Neil Fennell | I Don't Believe in That / 2015

coming to an agreement

by Douglas Messerli

 

Guy Olivieri (screenplay), Neil Fennell (director) I Don't Believe in That / 2015 [10 minutes]

 

This rather silly comedy seems to have absolutely delighted a long list of YouTube commentators, but I just couldn’t get up much excitement for a highly contentious debate between two men, Derrick (Rob Maitner) and Keith (Guy Olivieri) who claim to love one another but cannot seem to agree with anything that really matters to each of them.



      Derrick, raised Catholic has become not only someone who disbelieves in all things spiritual that cannot be rationally explained by science, but is frankly cynical also about many so-called moral values. Somehow, despite his insistence on rationality, he does seem to believe in the death penalty, and doesn’t even seem to mind the notion of gas chambers. His lover, on the other hand, has a vague notion of something larger than himself, and finds it comforting to imagine a great being taking of us. Keith, moreover, finds the very idea of a man taking another man’s life as horrific and barbaric.

     When Keith asks Derrick what would happen if he were suddenly to see a ghost come out of the toilet, Derrick argues he would call an ambulance and check himself into a mental hospital for schizophrenia.

       Yet Derrick is apparently so happy with Keith as a lover that he soon after proposed marriage.

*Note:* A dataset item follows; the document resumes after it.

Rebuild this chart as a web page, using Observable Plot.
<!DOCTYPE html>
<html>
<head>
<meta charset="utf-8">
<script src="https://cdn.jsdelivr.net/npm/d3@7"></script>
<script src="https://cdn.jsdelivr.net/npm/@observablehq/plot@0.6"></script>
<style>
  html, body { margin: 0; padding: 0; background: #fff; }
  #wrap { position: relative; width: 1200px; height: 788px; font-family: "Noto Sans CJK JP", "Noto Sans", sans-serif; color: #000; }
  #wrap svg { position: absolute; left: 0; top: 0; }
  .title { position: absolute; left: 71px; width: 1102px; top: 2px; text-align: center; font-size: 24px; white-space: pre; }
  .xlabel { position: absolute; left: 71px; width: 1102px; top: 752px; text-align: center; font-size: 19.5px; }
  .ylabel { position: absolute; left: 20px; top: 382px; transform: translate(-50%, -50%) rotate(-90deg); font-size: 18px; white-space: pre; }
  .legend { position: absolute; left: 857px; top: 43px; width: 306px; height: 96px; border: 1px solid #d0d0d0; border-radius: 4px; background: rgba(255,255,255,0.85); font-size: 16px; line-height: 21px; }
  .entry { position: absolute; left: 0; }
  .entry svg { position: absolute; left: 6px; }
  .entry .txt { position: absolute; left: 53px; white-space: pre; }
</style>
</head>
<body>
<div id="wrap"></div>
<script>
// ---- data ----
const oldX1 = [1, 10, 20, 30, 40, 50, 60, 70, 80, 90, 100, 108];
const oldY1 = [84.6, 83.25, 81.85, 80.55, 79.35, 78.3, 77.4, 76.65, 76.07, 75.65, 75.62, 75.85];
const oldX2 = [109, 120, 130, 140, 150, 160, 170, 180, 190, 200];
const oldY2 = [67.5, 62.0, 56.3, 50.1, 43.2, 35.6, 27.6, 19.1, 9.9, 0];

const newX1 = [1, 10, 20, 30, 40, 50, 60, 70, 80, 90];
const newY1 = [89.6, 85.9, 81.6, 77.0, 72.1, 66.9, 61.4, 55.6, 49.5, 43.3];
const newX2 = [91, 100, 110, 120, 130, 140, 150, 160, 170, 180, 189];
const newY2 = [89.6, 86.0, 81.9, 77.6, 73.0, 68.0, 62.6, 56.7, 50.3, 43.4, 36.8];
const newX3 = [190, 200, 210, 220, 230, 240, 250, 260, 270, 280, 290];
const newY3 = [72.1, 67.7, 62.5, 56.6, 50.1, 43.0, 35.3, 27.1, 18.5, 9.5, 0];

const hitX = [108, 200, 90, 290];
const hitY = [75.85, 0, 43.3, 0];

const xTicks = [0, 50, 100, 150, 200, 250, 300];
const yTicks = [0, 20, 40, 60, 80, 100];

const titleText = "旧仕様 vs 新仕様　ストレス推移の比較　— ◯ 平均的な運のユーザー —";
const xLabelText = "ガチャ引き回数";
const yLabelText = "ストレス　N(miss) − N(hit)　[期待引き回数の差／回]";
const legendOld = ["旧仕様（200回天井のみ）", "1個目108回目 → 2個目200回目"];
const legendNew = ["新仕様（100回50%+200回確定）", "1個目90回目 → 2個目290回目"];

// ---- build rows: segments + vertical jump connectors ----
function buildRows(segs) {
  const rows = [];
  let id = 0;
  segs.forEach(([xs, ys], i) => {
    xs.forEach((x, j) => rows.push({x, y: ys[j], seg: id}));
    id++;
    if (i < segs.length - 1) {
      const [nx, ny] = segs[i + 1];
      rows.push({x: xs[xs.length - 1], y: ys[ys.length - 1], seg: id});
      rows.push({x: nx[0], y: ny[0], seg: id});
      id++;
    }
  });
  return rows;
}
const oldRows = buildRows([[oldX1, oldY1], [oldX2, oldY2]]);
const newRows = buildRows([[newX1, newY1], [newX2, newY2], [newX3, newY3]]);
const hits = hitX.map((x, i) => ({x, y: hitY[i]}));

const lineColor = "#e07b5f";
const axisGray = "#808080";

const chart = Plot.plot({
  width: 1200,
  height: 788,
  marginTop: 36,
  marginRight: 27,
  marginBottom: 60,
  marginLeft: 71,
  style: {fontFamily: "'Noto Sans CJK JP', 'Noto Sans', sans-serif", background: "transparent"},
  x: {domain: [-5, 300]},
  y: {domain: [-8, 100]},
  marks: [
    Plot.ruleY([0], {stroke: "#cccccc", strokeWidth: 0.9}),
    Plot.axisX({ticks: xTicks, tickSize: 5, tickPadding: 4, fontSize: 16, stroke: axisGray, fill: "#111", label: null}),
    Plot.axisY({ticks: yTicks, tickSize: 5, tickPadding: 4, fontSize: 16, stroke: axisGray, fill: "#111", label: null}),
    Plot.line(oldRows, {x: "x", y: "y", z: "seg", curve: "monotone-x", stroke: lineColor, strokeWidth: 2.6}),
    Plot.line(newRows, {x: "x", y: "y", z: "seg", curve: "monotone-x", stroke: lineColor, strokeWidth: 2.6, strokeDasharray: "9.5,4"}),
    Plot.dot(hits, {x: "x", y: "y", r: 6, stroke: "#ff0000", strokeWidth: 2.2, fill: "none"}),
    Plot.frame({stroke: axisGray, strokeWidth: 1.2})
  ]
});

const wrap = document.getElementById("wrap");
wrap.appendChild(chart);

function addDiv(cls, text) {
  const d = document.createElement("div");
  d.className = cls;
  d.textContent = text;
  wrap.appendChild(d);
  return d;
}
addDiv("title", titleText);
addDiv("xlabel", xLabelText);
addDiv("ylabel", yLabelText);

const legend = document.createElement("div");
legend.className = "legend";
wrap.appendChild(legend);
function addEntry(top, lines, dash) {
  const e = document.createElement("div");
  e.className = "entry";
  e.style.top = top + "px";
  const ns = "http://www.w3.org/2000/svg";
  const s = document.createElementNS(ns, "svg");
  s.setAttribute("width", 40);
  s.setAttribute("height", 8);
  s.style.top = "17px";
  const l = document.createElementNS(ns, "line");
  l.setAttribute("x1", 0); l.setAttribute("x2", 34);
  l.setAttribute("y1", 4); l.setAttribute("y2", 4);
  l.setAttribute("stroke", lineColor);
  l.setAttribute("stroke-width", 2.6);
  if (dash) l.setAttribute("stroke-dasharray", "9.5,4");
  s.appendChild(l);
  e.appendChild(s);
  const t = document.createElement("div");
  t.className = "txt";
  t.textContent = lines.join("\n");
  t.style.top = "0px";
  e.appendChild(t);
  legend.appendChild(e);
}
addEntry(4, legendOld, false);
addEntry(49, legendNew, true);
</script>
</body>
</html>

     But “marriage” is something that Keith doesn’t believe in. All the straight and gay couples he knows who are married are in unhappy relationships or have broken up. He also loves Derrick, he admits, but he cannot say that in the future things might change, and do so would be a lie.

     So, it seems, this “perfect” couple have directly opposed views on nearly everything; not, I might suggest, a good basis for a long term relationship especially when it might come to a split in political views, which seems inevitable given Derrick’s cynical attitudes compared with Keith’s various moral commitments.

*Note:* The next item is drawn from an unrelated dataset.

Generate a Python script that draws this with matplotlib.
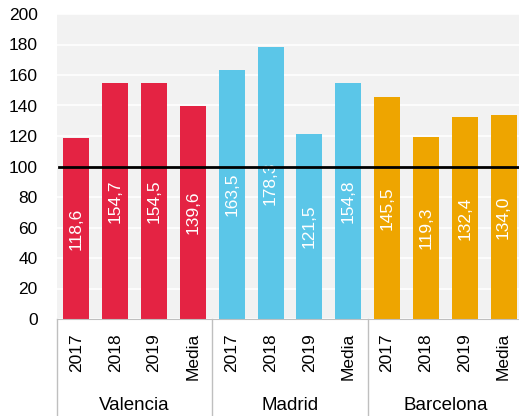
import numpy as np
import matplotlib.pyplot as plt

plt.rcParams['font.family'] = ['Liberation Sans', 'DejaVu Sans']

ciudades = ['Valencia', 'Madrid', 'Barcelona']
periodos = ['2017', '2018', '2019', 'Media']
valencia = [118.6, 154.7, 154.5, 139.6]
madrid = [163.5, 178.3, 121.5, 154.8]
barcelona = [145.5, 119.3, 132.4, 134.0]
colores = ['#E42343', '#5BC6E8', '#EEA500']

valores = valencia + madrid + barcelona
etiquetas = periodos * 3
x = np.arange(len(valores))
col_barras = [c for c in colores for _ in periodos]

fig = plt.figure(figsize=(5.19, 4.16), dpi=100)
ax = fig.add_axes([57/519, 1 - 319/416, 466/519, 305/416])
ax.set_facecolor('#F2F2F2')

ax.bar(x, valores, width=0.67, color=col_barras, zorder=2)
for xi, v in zip(x, valores):
    txt = f'{v:.1f}'.replace('.', ',')
    ax.text(xi, v / 2, txt, rotation=90, ha='center', va='center',
            color='white', fontsize=12.5, zorder=3)

ax.axhline(100, xmin=0.005, color='black', lw=2, zorder=4)

ax.set_ylim(0, 200)
ax.set_xlim(-0.5, len(valores) - 0.5)
ax.set_yticks(range(0, 201, 20))
ax.yaxis.grid(True, color='white', lw=1.2, zorder=1)
ax.set_axisbelow(True)
ax.tick_params(axis='y', length=0, pad=14, labelsize=12.5)
ax.set_xticks(x)
ax.set_xticklabels(etiquetas, rotation=90, fontsize=12.5)
ax.tick_params(axis='x', length=0, pad=10)

for s in ['top', 'right', 'left']:
    ax.spines[s].set_visible(False)
ax.spines['bottom'].set_color('#BFBFBF')

# separadores de grupos y nombres de ciudad
trans = ax.get_xaxis_transform()
for i in range(len(ciudades) + 1):
    xs = i * len(periodos) - 0.5
    ax.plot([xs, xs], [0, -0.33], color='#BFBFBF', lw=1, transform=trans,
            clip_on=False)
for i, nombre in enumerate(ciudades):
    xc = i * len(periodos) + (len(periodos) - 1) / 2
    ax.text(xc, -0.283, nombre, ha='center', va='center', fontsize=13.5,
            transform=trans)

fig.savefig('out.png', dpi=100)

      As the two lie in bed later than night, still arguing and commiserating over their lack of agreement, a toilet ghost does did appear, one that both them can see, suggesting it is not a single delusion. The ghost intends to kill the couple until he realizes that he is been asked to murder a straight couple, and that these two men a gay. “My bad,” he admits, realizing that he has visited the wrong apartment.

 


    The minute the ghost has gone back into their boudoir, Derrick and Keith agree immediately to marriage—in a Catholic Cathedral moreover.

      As a non-believer with a great deal of moral commitment, I can’t quite find either of these figures very compatible, and certainly don’t find the trick of a bathroom ghost as being a very clever ruse to bring them together. It’s clear that writer Guy Olivieri doesn’t have much respect for either of his character’s point-of-view and that everything is simply a comedic device.

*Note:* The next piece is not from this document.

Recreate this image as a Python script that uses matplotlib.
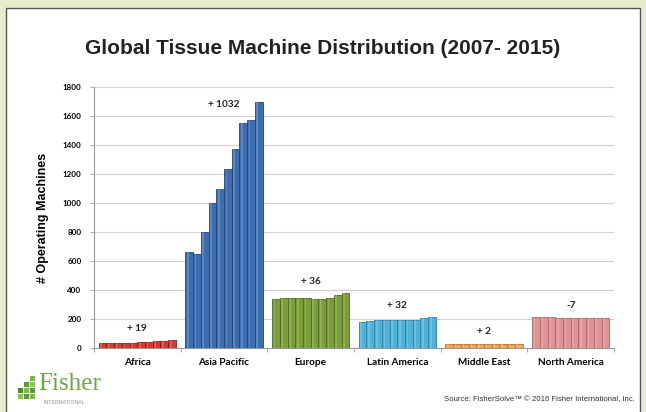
import matplotlib
matplotlib.use("Agg")
import numpy as np
import matplotlib.pyplot as plt
from matplotlib.patches import Rectangle

# machines in operation per region, one value per year
regions = ["Africa", "Asia Pacific", "Europe", "Latin America", "Middle East", "North America"]
africa = [33, 34, 35, 37, 38, 40, 43, 46, 49, 52]
asia_pacific = [665, 650, 800, 1000, 1100, 1235, 1370, 1555, 1575, 1697]
europe = [340, 346, 346, 346, 346, 340, 340, 342, 366, 376]
latin_america = [180, 186, 190, 191, 191, 191, 191, 192, 208, 212]
middle_east = [28, 28, 29, 29, 29, 30, 30, 30, 30, 30]
north_america = [212, 212, 211, 210, 210, 209, 208, 207, 206, 205]
yticks = [0, 200, 400, 600, 800, 1000, 1200, 1400, 1600, 1800]

series = [africa, asia_pacific, europe, latin_america, middle_east, north_america]
colors = ["#d23a2e", "#3b6db0", "#7a9e38", "#4fb3d9", "#f2a553", "#e09394"]
edges = ["#8e1f18", "#22457a", "#4f6a20", "#2a7ea3", "#b9752d", "#b06264"]

fig = plt.figure(figsize=(6.46, 4.12), dpi=100)
fig.patch.set_facecolor("#e7edcb")
fig.patches.append(Rectangle((6 / 646, -0.01), 634 / 646, 404 / 412 + 0.01,
                             transform=fig.transFigure, facecolor="white",
                             edgecolor="#555555", linewidth=1.0, zorder=-1))

ax = fig.add_axes([0.1455, 0.1553, 0.805, 0.6335])
ax.set_zorder(1)
ax.set_facecolor("none")

group_w = 0.89
for i, vals in enumerate(series):
    n = len(vals)
    w = group_w / n
    xs = i - group_w / 2 + w * (np.arange(n) + 0.5)
    ax.bar(xs, vals, width=w, color=colors[i], edgecolor=edges[i], linewidth=0.6, zorder=3)
    # lighter stripe on each bar for a bit of depth
    ax.bar(xs - w * 0.18, vals, width=w * 0.22, color="white", alpha=0.18, linewidth=0, zorder=4)
    change = vals[-1] - vals[0]
    label = f"+ {change}" if change >= 0 else f"{change}"
    ax.text(i, min(max(vals) + 50, 1650), label, ha="center", va="bottom",
            fontsize=7.2, fontweight="bold", family="Lato", color="#222222")

ax.set_xlim(-0.5, len(regions) - 0.5)
ax.set_ylim(0, 1800)
ax.set_yticks(yticks)
ax.set_yticklabels([str(v) for v in yticks], fontsize=5.8, fontweight="bold", family="Lato")
ax.set_xticks(range(len(regions)))
ax.set_xticklabels(regions, fontsize=7.2, fontweight="bold", family="Lato")
ax.tick_params(axis="x", length=0, pad=7)
ax.tick_params(axis="y", length=3, width=0.6, color="#999999", pad=6)
ax.set_xticks(np.arange(len(regions) + 1) - 0.5, minor=True)
ax.tick_params(axis="x", which="minor", length=3, width=0.6, color="#999999")

ax.grid(axis="y", color="#d8cfca", linewidth=0.8, zorder=0)
for s in ["top", "right"]:
    ax.spines[s].set_visible(False)
for s in ["left", "bottom"]:
    ax.spines[s].set_color("#999999")
    ax.spines[s].set_linewidth(0.8)

ax.set_ylabel("# Operating Machines", fontsize=9, fontweight="bold",
              family="Liberation Sans", labelpad=10)

fig.text(0.5, 0.883, "Global Tissue Machine Distribution (2007- 2015)",
         ha="center", va="center", fontsize=15, fontweight="bold",
         family="Liberation Sans", color="#222222")

fig.text(635 / 646, 1 - 400 / 412, "Source: FisherSolve\u2122 \u00a9 2016 Fisher International, Inc.",
         ha="right", va="center", fontsize=5.6, family="Liberation Sans", color="#333333")

# company logo, lower left
fig.text(38 / 646, 1 - 384 / 412, "Fisher", ha="left", va="center", fontsize=18,
         family="Liberation Serif", color="#6aa842")
fig.text(43 / 646, 1 - 403 / 412, "INTERNATIONAL", ha="left", va="center", fontsize=3.8,
         family="Liberation Sans", color="#8a9a80")
blocks = [(30, 376, "#7cb84e"), (24, 382, "#5e9a3a"), (30, 382, "#8cc35c"),
          (18, 388, "#4a8a2e"), (24, 388, "#7cb84e"), (30, 388, "#5e9a3a"),
          (18, 394, "#8cc35c"), (24, 394, "#5e9a3a"), (30, 394, "#7cb84e")]
for bx, by, bc in blocks:
    fig.patches.append(Rectangle((bx / 646, 1 - (by + 5) / 412), 5 / 646, 5 / 412,
                                 transform=fig.transFigure, facecolor=bc,
                                 edgecolor="none", zorder=2))

fig.savefig("out.png", dpi=100, facecolor=fig.get_facecolor())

     Finally, there doesn’t seem to be much of anything to make this a particularly gay movie, expect that the two men in the bed and living with one another are of the same sex. They might equally have been that straight couple in the other apartment to where the ghost escaped to murder his prey. Am I the only one who doesn’t find this film very funny?

 

Los Angeles, July 7, 2026

Reprinted from My Queer Cinema blog (July 2026).